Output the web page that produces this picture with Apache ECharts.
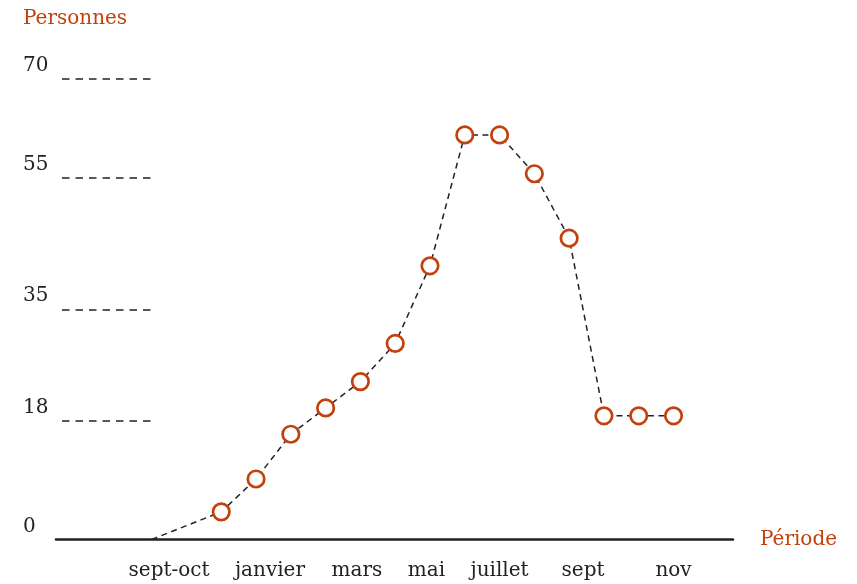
<!DOCTYPE html>
<html>
<head>
<meta charset="utf-8">
<script src="https://cdn.jsdelivr.net/npm/echarts@6/dist/echarts.min.js"></script>
<style>
html,body{margin:0;padding:0;background:#fff;}
#chart{width:857px;height:584px;}
</style>
</head>
<body>
<div id="chart"></div>
<script>
// ---- data ----
const periodIndex = [0, 2, 3, 4, 5, 6, 7, 8, 9, 10, 11, 12, 13, 14, 15];
const personnes   = [0, 4.2, 9.2, 16.0, 20.0, 24.0, 29.8, 41.6, 61.5, 61.5, 55.6, 45.8, 18.8, 18.8, 18.8];
const yTickValues = [0, 18, 35, 55, 70];
const periodLabels = ['sept-oct', 'janvier', 'mars', 'mai', 'juillet', 'sept', 'nov'];
const periodLabelAt = [0.5, 3.4, 5.9, 7.9, 10, 12.4, 15];

// ---- styles ----
const ORANGE = '#c2410c';
const INK = '#222222';
const FONT = 'DejaVu Serif';

const chart = echarts.init(document.getElementById('chart'), null, {renderer: 'canvas'});

const lineData = periodIndex.map((x, i) => ({
  value: [x, personnes[i]],
  symbol: i === 0 ? 'none' : 'circle'
}));

chart.setOption({
  animation: false,
  backgroundColor: '#ffffff',
  title: {
    text: 'Personnes',
    left: 23,
    top: 9,
    padding: 0,
    textStyle: {color: ORANGE, fontFamily: FONT, fontSize: 20, fontWeight: 'normal'}
  },
  grid: [
    {left: 56, right: 124, top: 79, bottom: 44.5},
    {left: 62, width: 89, top: 79, bottom: 44.5}
  ],
  xAxis: [
    {
      type: 'value', gridIndex: 0, min: -2.75, max: 16.71,
      name: 'Période', nameLocation: 'end', nameGap: 27,
      nameTextStyle: {color: ORANGE, fontFamily: FONT, fontSize: 20, align: 'left', verticalAlign: 'middle'},
      axisLine: {show: true, onZero: false, lineStyle: {color: INK, width: 2.6}},
      axisTick: {show: false},
      splitLine: {show: false},
      axisLabel: {
        customValues: periodLabelAt,
        formatter: (v) => {
          const k = periodLabelAt.indexOf(v);
          return k >= 0 ? periodLabels[k] : '';
        },
        margin: 21,
        color: INK, fontFamily: FONT, fontSize: 20
      }
    },
    {type: 'value', gridIndex: 1, min: 0, max: 1, show: false}
  ],
  yAxis: [
    {
      type: 'value', gridIndex: 0, min: 0, max: 70,
      axisLine: {show: false}, axisTick: {show: false}, splitLine: {show: false},
      axisLabel: {
        customValues: yTickValues,
        align: 'left', margin: 33,
        verticalAlign: 'bottom', padding: [0, 0, 3, 0],
        color: INK, fontFamily: FONT, fontSize: 20
      }
    },
    {type: 'value', gridIndex: 1, min: 0, max: 70, show: false}
  ],
  series: [
    {
      type: 'line',
      xAxisIndex: 0, yAxisIndex: 0,
      data: lineData,
      clip: false,
      symbolSize: 16.5,
      lineStyle: {color: INK, width: 1.5, type: [6, 4.5]},
      itemStyle: {color: '#ffffff', borderColor: ORANGE, borderWidth: 2.7},
      emphasis: {disabled: true},
      z: 3
    },
    {
      type: 'line',
      xAxisIndex: 1, yAxisIndex: 1,
      data: [],
      markLine: {
        silent: true,
        symbol: 'none',
        label: {show: false},
        lineStyle: {color: INK, width: 1.6, type: [7.5, 6]},
        emphasis: {disabled: true},
        data: yTickValues.filter(v => v > 0).map(v => ({yAxis: v}))
      }
    }
  ]
});
</script>
</body>
</html>
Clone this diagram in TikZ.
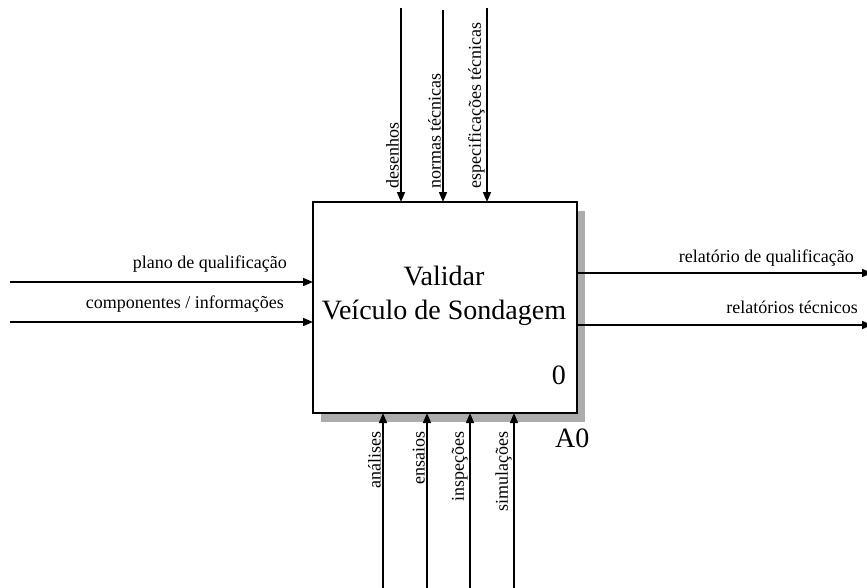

---+---

→ What is needed
Copy the material exactly. Do not include the pictures.

→ Full output
Output the web page that produces this picture with Apache ECharts.
<!DOCTYPE html>
<html>
<head>
<meta charset="utf-8">
<script src="https://cdn.jsdelivr.net/npm/echarts@6/dist/echarts.min.js"></script>
<style>
html,body{margin:0;padding:0;background:#fff;}
#chart{width:857px;height:584px;}
</style>
</head>
<body>
<div id="chart"></div>
<script>
// ---- data ----
const periodIndex = [0, 2, 3, 4, 5, 6, 7, 8, 9, 10, 11, 12, 13, 14, 15];
const personnes   = [0, 4.2, 9.2, 16.0, 20.0, 24.0, 29.8, 41.6, 61.5, 61.5, 55.6, 45.8, 18.8, 18.8, 18.8];
const yTickValues = [0, 18, 35, 55, 70];
const periodLabels = ['sept-oct', 'janvier', 'mars', 'mai', 'juillet', 'sept', 'nov'];
const periodLabelAt = [0.5, 3.4, 5.9, 7.9, 10, 12.4, 15];

// ---- styles ----
const ORANGE = '#c2410c';
const INK = '#222222';
const FONT = 'DejaVu Serif';

const chart = echarts.init(document.getElementById('chart'), null, {renderer: 'canvas'});

const lineData = periodIndex.map((x, i) => ({
  value: [x, personnes[i]],
  symbol: i === 0 ? 'none' : 'circle'
}));

chart.setOption({
  animation: false,
  backgroundColor: '#ffffff',
  title: {
    text: 'Personnes',
    left: 23,
    top: 9,
    padding: 0,
    textStyle: {color: ORANGE, fontFamily: FONT, fontSize: 20, fontWeight: 'normal'}
  },
  grid: [
    {left: 56, right: 124, top: 79, bottom: 44.5},
    {left: 62, width: 89, top: 79, bottom: 44.5}
  ],
  xAxis: [
    {
      type: 'value', gridIndex: 0, min: -2.75, max: 16.71,
      name: 'Période', nameLocation: 'end', nameGap: 27,
      nameTextStyle: {color: ORANGE, fontFamily: FONT, fontSize: 20, align: 'left', verticalAlign: 'middle'},
      axisLine: {show: true, onZero: false, lineStyle: {color: INK, width: 2.6}},
      axisTick: {show: false},
      splitLine: {show: false},
      axisLabel: {
        customValues: periodLabelAt,
        formatter: (v) => {
          const k = periodLabelAt.indexOf(v);
          return k >= 0 ? periodLabels[k] : '';
        },
        margin: 21,
        color: INK, fontFamily: FONT, fontSize: 20
      }
    },
    {type: 'value', gridIndex: 1, min: 0, max: 1, show: false}
  ],
  yAxis: [
    {
      type: 'value', gridIndex: 0, min: 0, max: 70,
      axisLine: {show: false}, axisTick: {show: false}, splitLine: {show: false},
      axisLabel: {
        customValues: yTickValues,
        align: 'left', margin: 33,
        verticalAlign: 'bottom', padding: [0, 0, 3, 0],
        color: INK, fontFamily: FONT, fontSize: 20
      }
    },
    {type: 'value', gridIndex: 1, min: 0, max: 70, show: false}
  ],
  series: [
    {
      type: 'line',
      xAxisIndex: 0, yAxisIndex: 0,
      data: lineData,
      clip: false,
      symbolSize: 16.5,
      lineStyle: {color: INK, width: 1.5, type: [6, 4.5]},
      itemStyle: {color: '#ffffff', borderColor: ORANGE, borderWidth: 2.7},
      emphasis: {disabled: true},
      z: 3
    },
    {
      type: 'line',
      xAxisIndex: 1, yAxisIndex: 1,
      data: [],
      markLine: {
        silent: true,
        symbol: 'none',
        label: {show: false},
        lineStyle: {color: INK, width: 1.6, type: [7.5, 6]},
        emphasis: {disabled: true},
        data: yTickValues.filter(v => v > 0).map(v => ({yAxis: v}))
      }
    }
  ]
});
</script>
</body>
</html>
Clone this diagram in TikZ.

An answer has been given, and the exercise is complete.